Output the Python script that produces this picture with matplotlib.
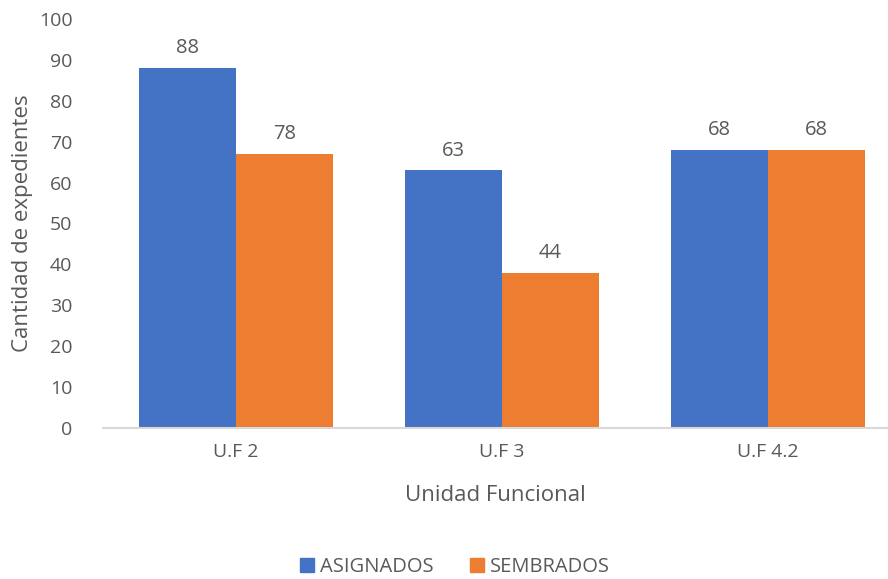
import numpy as np
import matplotlib
matplotlib.use("Agg")
import matplotlib.pyplot as plt
from matplotlib.patches import Patch

categories = ["U.F 2", "U.F 3", "U.F 4.2"]
asignados = [88, 63, 68]
sembrados = [67, 38, 68]
# the labels printed above the bars (as shown in the original)
asignados_labels = ["88", "63", "68"]
sembrados_labels = ["78", "44", "68"]

blue = "#4472C4"
orange = "#ED7D31"
gray = "#595959"

plt.rcParams['font.family'] = ['Open Sans', 'DejaVu Sans']

fig = plt.figure(figsize=(8.88, 5.79), dpi=100)
ax = fig.add_axes([103 / 888, 1 - 428 / 579, 1 - 103 / 888, (428 - 19) / 579])

x = np.arange(len(categories))
w = 97 / 266
b1 = ax.bar(x - w / 2, asignados, w, color=blue)
b2 = ax.bar(x + w / 2, sembrados, w, color=orange)

for bars, labels in ((b1, asignados_labels), (b2, sembrados_labels)):
    for bar, lab in zip(bars, labels):
        ax.annotate(lab, (bar.get_x() + bar.get_width() / 2, bar.get_height()),
                    xytext=(0, 7), textcoords="offset points",
                    ha="center", va="bottom", fontsize=14.5, color=gray)

ax.set_xlim(-0.5, 2 + 120 / 266)
ax.set_ylim(0, 100)
ax.set_yticks(range(0, 101, 10))
ax.set_xticks(x)
ax.set_xticklabels(categories)
ax.tick_params(axis="both", length=0, labelsize=14, labelcolor=gray)
ax.tick_params(axis="y", pad=22)
ax.tick_params(axis="x", pad=11)

for s in ("top", "right", "left"):
    ax.spines[s].set_visible(False)
ax.spines["bottom"].set_color("#D9D9D9")
ax.spines["bottom"].set_linewidth(1.5)

ax.set_ylabel("Cantidad de expedientes", fontsize=16, color=gray, labelpad=4)
ax.set_xlabel("Unidad Funcional", fontsize=16, color=gray, labelpad=17)

handles = [Patch(color=blue, label="ASIGNADOS"), Patch(color=orange, label="SEMBRADOS")]
fig.legend(handles=handles, loc="center", bbox_to_anchor=(455 / 888, 1 - 567 / 579),
           ncol=2, frameon=False, fontsize=14.5, handlelength=0.7, handleheight=0.7,
           handletextpad=0.3, columnspacing=1.8, labelcolor=gray)

fig.savefig("out.png", dpi=100)
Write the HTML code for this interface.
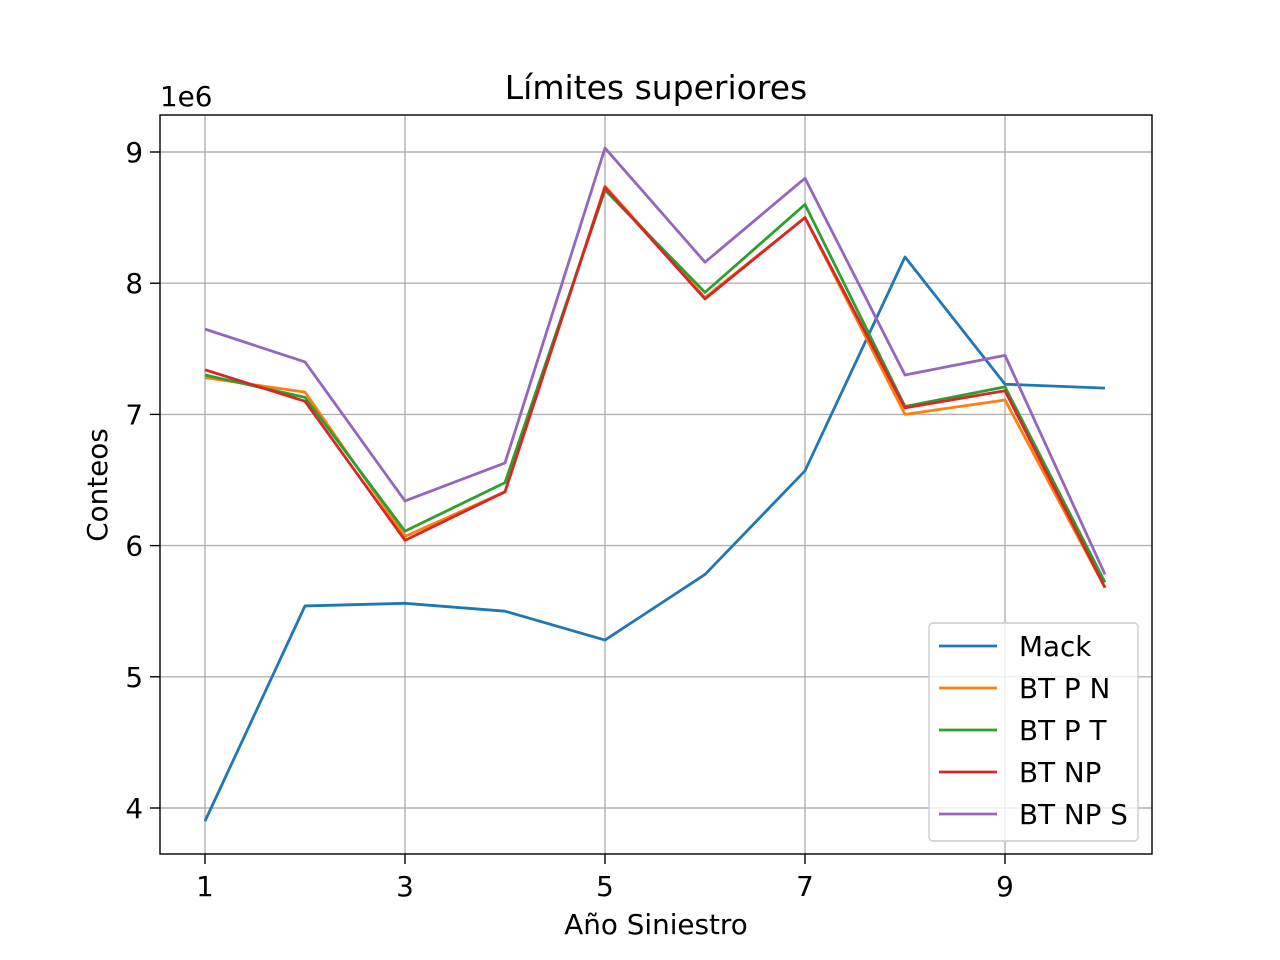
<!DOCTYPE html>
<html><head><meta charset="utf-8">
<style>
html,body{margin:0;padding:0;background:#fff;}
svg{display:block;font-family:"DejaVu Sans","Liberation Sans",sans-serif;}
</style></head>
<body>
<svg id="chart" width="1280" height="960" xmlns="http://www.w3.org/2000/svg">
<rect width="1280" height="960" fill="#fff"/>
<g id="grid"></g>
<g id="series"></g>
<rect x="160" y="115" width="992" height="739" fill="none" stroke="#000" stroke-width="1.4"/>
<g id="ticks"></g>
<text x="656" y="99" font-size="33" text-anchor="middle">Límites superiores</text>
<text x="656" y="934" font-size="27.8" text-anchor="middle">Año Siniestro</text>
<text transform="translate(107,485) rotate(-90)" font-size="27.8" text-anchor="middle">Conteos</text>
<text x="160" y="106" font-size="27.8">1e6</text>
<g id="legend"></g>
</svg>
<script>
const years = [1,2,3,4,5,6,7,8,9,10];
const mack = [3.90,5.54,5.56,5.50,5.28,5.78,6.57,8.20,7.23,7.20];
const btPN = [7.28,7.17,6.07,6.41,8.74,7.89,8.50,7.00,7.11,5.68];
const btPT = [7.30,7.13,6.11,6.48,8.71,7.93,8.60,7.06,7.21,5.72];
const btNP = [7.34,7.10,6.04,6.41,8.73,7.88,8.50,7.05,7.18,5.68];
const btNPS = [7.65,7.40,6.34,6.63,9.03,8.16,8.80,7.30,7.45,5.78];
const seriesNames = ["Mack","BT P N","BT P T","BT NP","BT NP S"];
const xTicks = [1,3,5,7,9];
const yTicks = [4,5,6,7,8,9];

const NS="http://www.w3.org/2000/svg";
const X = v => 205 + (v-1)*100;
const Y = v => 808 - (v-4)*131.2;
const colors = ["#1f77b4","#ff7f0e","#2ca02c","#d62728","#9467bd"];
const data = [mack,btPN,btPT,btNP,btNPS];
function mk(tag, attrs, parent){const e=document.createElementNS(NS,tag);for(const k in attrs)e.setAttribute(k,attrs[k]);parent.appendChild(e);return e;}
const grid=document.getElementById('grid'), ticks=document.getElementById('ticks');
xTicks.forEach(t=>{
  const g=mk('line',{x1:X(t),x2:X(t),y1:115,y2:854,stroke:'#b0b0b0','stroke-width':1.4},grid);
  
  
  const tk=mk('line',{x1:X(t),x2:X(t),y1:854,y2:864,stroke:'#000','stroke-width':1.4},ticks);
  
  
  const tx=mk('text',{x:X(t),y:896,'font-size':27.8,'text-anchor':'middle'},ticks);
  tx.textContent=t;
  
  
});
yTicks.forEach(t=>{
  const g=mk('line',{x1:160,x2:1152,y1:Y(t),y2:Y(t),stroke:'#b0b0b0','stroke-width':1.4},grid);
  
  
  const tk=mk('line',{x1:150,x2:160,y1:Y(t),y2:Y(t),stroke:'#000','stroke-width':1.4},ticks);
  
  
  const tx=mk('text',{x:143,y:Y(t)+10,'font-size':27.8,'text-anchor':'end'},ticks);
  tx.textContent=t;
  
  
});
const sg=document.getElementById('series');
data.forEach((arr,i)=>{
  const pts=arr.map((v,j)=>X(years[j])+','+Y(v)).join(' ');
  const p=mk('polyline',{points:pts,fill:'none',stroke:colors[i],'stroke-width':2.8,'stroke-linejoin':'round'},sg);
  
  
});
const lg=document.getElementById('legend');
const box=mk('rect',{x:929,y:623,width:209,height:218,rx:4,fill:'#fff','fill-opacity':0.8,stroke:'#ccc','stroke-width':1.4},lg);


seriesNames.forEach((n,i)=>{
  const y=646+i*42;
  const l=mk('line',{x1:939,x2:997,y1:y,y2:y,stroke:colors[i],'stroke-width':2.8},lg);
  
  
  const t=mk('text',{x:1019,y:y+10,'font-size':27.8},lg);
  t.textContent=n;
  
  
});
</script>
</body></html>
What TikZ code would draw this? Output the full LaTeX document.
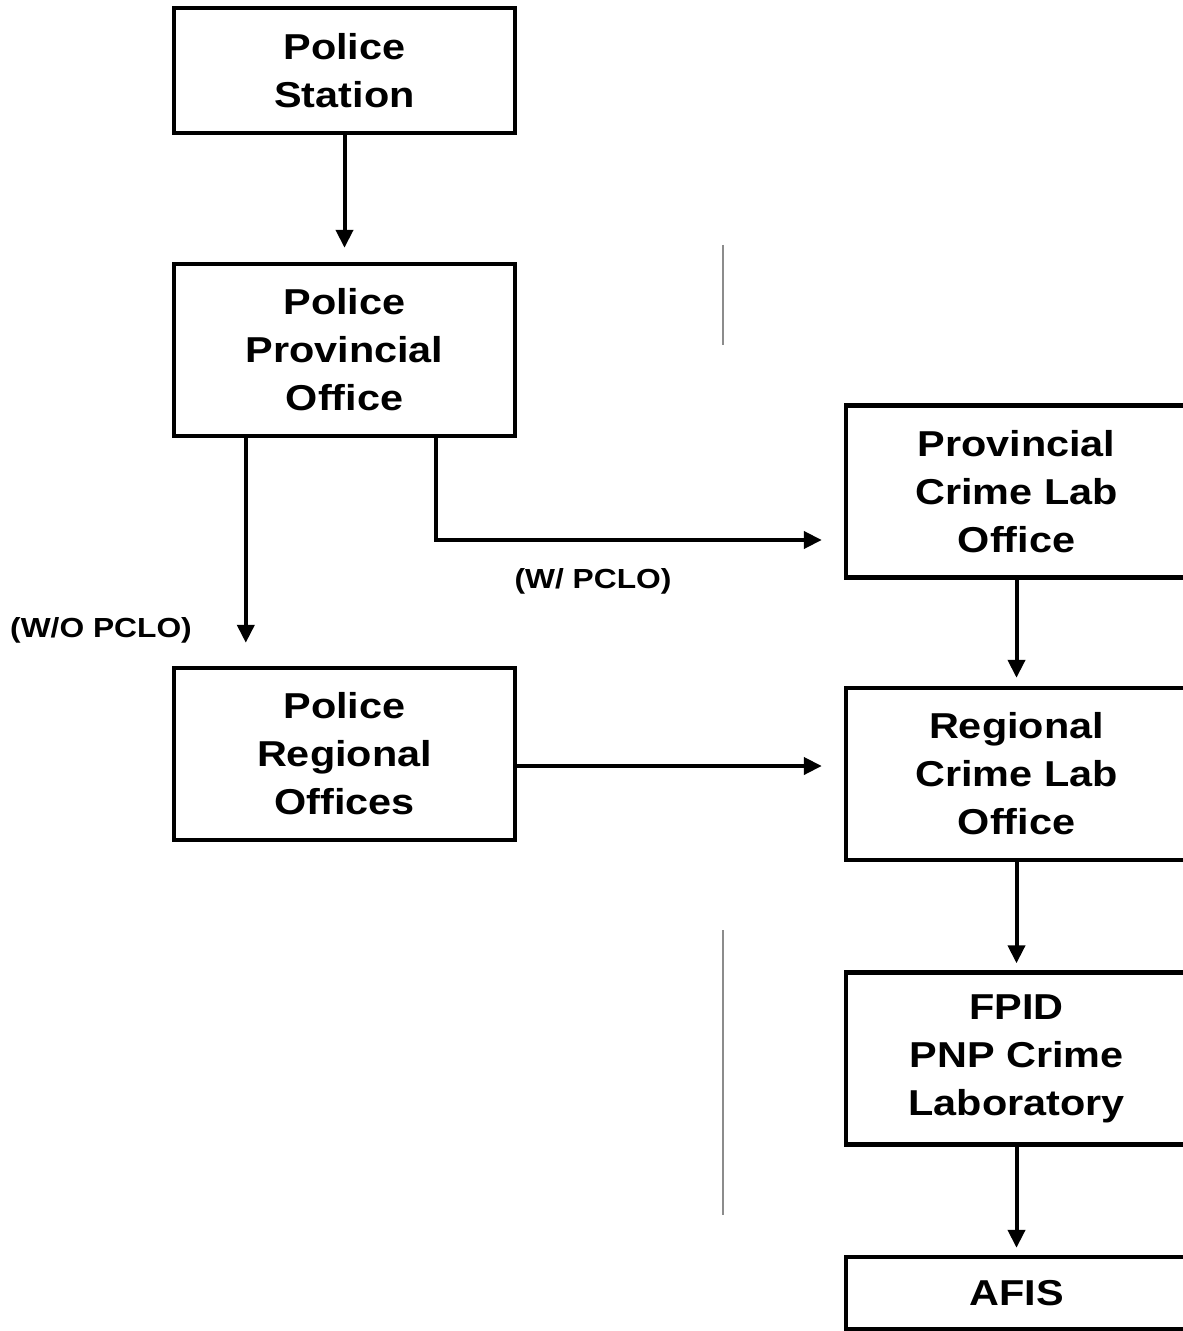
\documentclass[tikz,border=0pt]{standalone}
\usepackage{fontspec}
\setmainfont{Liberation Sans}[FakeStretch=1.15]
\usepackage{tikz}
\usetikzlibrary{arrows.meta,positioning,calc}

\begin{document}
\begin{tikzpicture}[
  x=0.5pt,y=-0.5pt,
  unit/.style={draw=black,line width=2.2pt,fill=white,inner sep=0pt,
               minimum width=170.5pt,minimum height=86pt,align=center,
               font=\fontsize{18}{24}\selectfont\bfseries},
  arr/.style={-{Triangle[length=9pt,width=8.5pt]},line width=2pt},
  tag/.style={font=\fontsize{13.8}{15}\selectfont\bfseries,inner sep=0pt},
  fold/.style={draw=black!45,line width=0.6pt}
]
\useasboundingbox[fill=white] (0,0) rectangle (1182,1331);
% scan fold
\draw[fold] (723,245) -- (723,345);
\draw[fold] (723,930) -- (723,1215);
% left column
\node[unit,minimum height=62.5pt] (station) at (344.5,70.5) {Police\\Station};
\node[unit] (ppo) at (344.5,350) {Police\\Provincial\\Office};
\node[unit] (pro) at (344.5,754) {Police\\Regional\\Offices};
% right column
\node[unit] (pclo) at (1016.5,491.5) {Provincial\\Crime Lab\\Office};
\node[unit] (rclo) at (1016.5,774) {Regional\\Crime Lab\\Office};
\node[unit] (fpid) at (1016.5,1058.5) {FPID\\PNP Crime\\Laboratory};
\node[unit,minimum height=36pt] (afis) at (1016.5,1293) {AFIS};
% labels
\node[tag] (wpclo) at (593,581) {(W/ PCLO)};
\node[tag] (wopclo) at (101,630) {(W/O PCLO)};
% connectors
\draw[arr,shorten >=7pt] (station) -- (ppo);
\draw[arr,shorten >=11.5pt] ([xshift=37pt]ppo.south west) -- ([xshift=37pt]pro.north west);
\draw[arr,shorten >=11pt] ([xshift=132pt]ppo.south west) |- ([yshift=-24.25pt]pclo.west);
\draw[arr,shorten >=11pt] ([yshift=-6pt]pro.east) -- ([yshift=-6pt]pro.east -| pclo.west);
\draw[arr,shorten >=4pt] (pclo) -- (rclo);
\draw[arr,shorten >=3.5pt] (rclo) -- (fpid);
\draw[arr,shorten >=3.5pt] (fpid) -- (afis);
\end{tikzpicture}
\end{document}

(PROBLEM REQUIREMENTS)
Starting at the top of the listing above, reproduce each line up to and including the one with "from matplotlib.patches import Patch"; omit the pictures.

(FULL RESPONSE)
Output the Python script that produces this picture with matplotlib.
import numpy as np
import matplotlib
matplotlib.use("Agg")
import matplotlib.pyplot as plt
from matplotlib.patches import Patch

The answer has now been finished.